Description:
Optimizing a table with concurrent XA on the source may cause the replica to hang. The root cause of this problem is that the 'optimize table' operation for innodb is implemented as 'recreate + analyze'. The execlusive MDL lock is released after recreating but before writing 'optimize table' to binlog. An XA transaction may happen during this interval and write to binlog. The sequence of events in binlog is as follows:
xa start
dml
xa end
xa prepare
optimize table
The incorrect sequence of events in binlog leads replica to hang.

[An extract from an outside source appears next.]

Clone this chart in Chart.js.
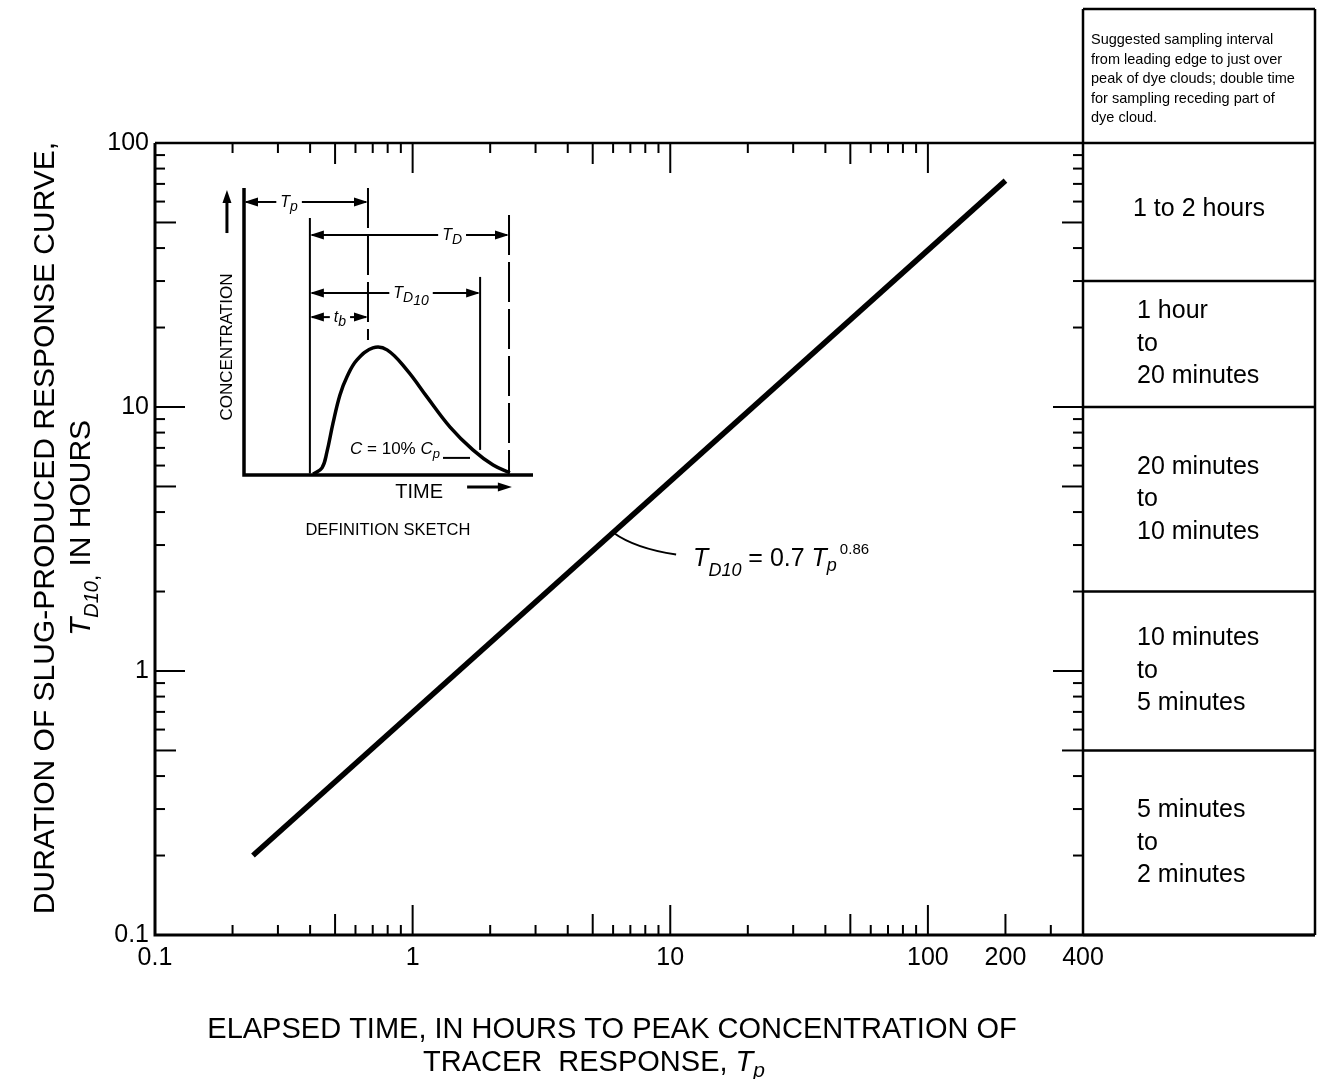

This issue is similar with https://bugs.mysql.com/bug.php?id=93761
How to repeat:
Some debug sync points are required:
diff --git a/sql/sql_admin.cc b/sql/sql_admin.cc
index 6ed8095577c..29cc3ee0566 100644
--- a/sql/sql_admin.cc
+++ b/sql/sql_admin.cc
@@ -1324,6 +1324,8 @@ static bool mysql_admin_table(
}
close_thread_tables(thd);
thd->mdl_context.release_transactional_locks();
+
+ DEBUG_SYNC(current_thd, "optimize_wait_after_recreating_table");
/* Clear references to TABLE and MDL_ticket after releasing them. */
table->table = nullptr;
table->mdl_request.ticket = nullptr;
@@ -1993,6 +1995,7 @@ bool Sql_cmd_optimize_table::execute(THD *thd) {
*/
res = write_bin_log(thd, true, thd->query().str, thd->query().length);
}
+ DEBUG_SYNC(current_thd, "optimize_after_writing_binlog");
thd->lex->query_block->m_table_list.first = first_table;
thd->lex->query_tables = first_table;
test script:
source include/have_debug_sync.inc;
source include/master-slave.inc;
connect (master2,localhost,root,,test,$MASTER_MYPORT,);
connection master;
create table t1(id int,c1 int);
insert into t1 values(1,1),(2,2);
set debug_sync="optimize_wait_after_recreating_table signal xa_start wait_for optimize_continue";
set debug_sync="optimize_after_writing_binlog signal xa_commit";
send optimize table t1;
connection master2;
set debug_sync="now wait_for xa_start";
xa start 'xa_test1';
insert into t1 values(3,3);
xa end 'xa_test1';
xa prepare 'xa_test1';
set debug_sync="now signal optimize_continue wait_for xa_commit";
xa commit 'xa_test1';
source include/sync_slave_sql_with_master.inc;
connection master;
reap;
drop table t1;
source include/sync_slave_sql_with_master.inc;
connection master;
disconnect master2;
source include/rpl_end.inc;
Suggested fix:
Perhaps the binlog of 'optimize table' should be written before releasing the execlusive MDL lock.
For InnoDB tables, it is more preferable to replace the 'optimize table' operation with 'alter + analyze' if XA is being used.